The survey by California-based Robert Half International found that 75% of employers say they are taking some measures to cut down on the impact of higher gas prices. Forty-seven percent of employers have increased the expense guidelines for employee-incurred mileage, 37% of employers who responded have allowed staff to telecommute more frequently and 35% of employers say they encourage carpooling.
“Companies are always looking for tools to help maintain morale and reduce turnover,” said Max Messmer, chairman and CEO of Robert Half International Inc., in a release. “Easing the burden of escalating gas prices can help them accomplish both objectives.”

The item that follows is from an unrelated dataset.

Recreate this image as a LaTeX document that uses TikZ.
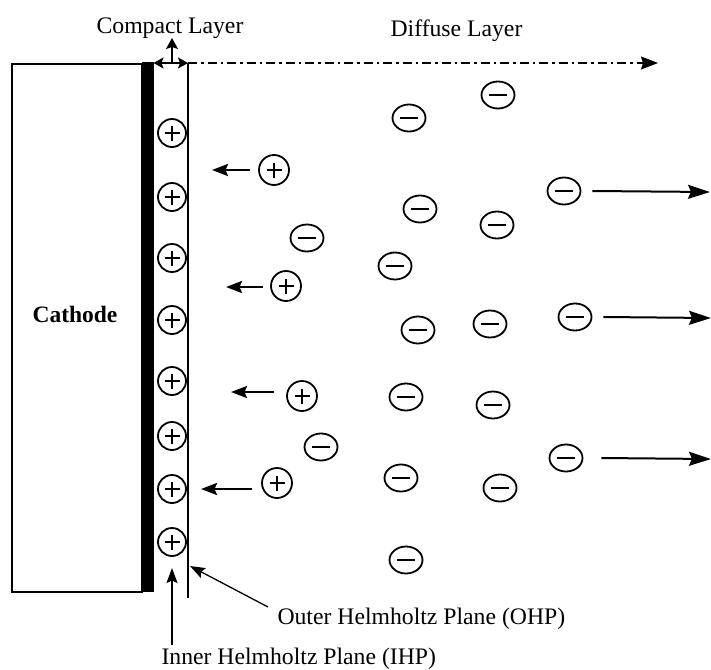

Of the 25% of respondents who are not taking steps toward helping employees deal with fuel prices, one in four said they would likely change their minds if prices continue to increase.
Respondents were also asked if gas prices were affecting their recruiting efforts, and 66% said they saw no change, 22% said applicants are less willing to make long commutes, and 11% said candidates are asking for higher salaries.
The survey included responses from 150 executives at the nation’s 1,000 largest companies.
The firm also surveyed workers to see how escalating gas prices affected their routines and found that 34% said their commutes or work arrangement was affected. Respondents said they have begun taking steps to ease the burden, including more frequent carpooling or ride-sharing, looking for jobs closer to home, asking for increased compensation and working from satellite offices.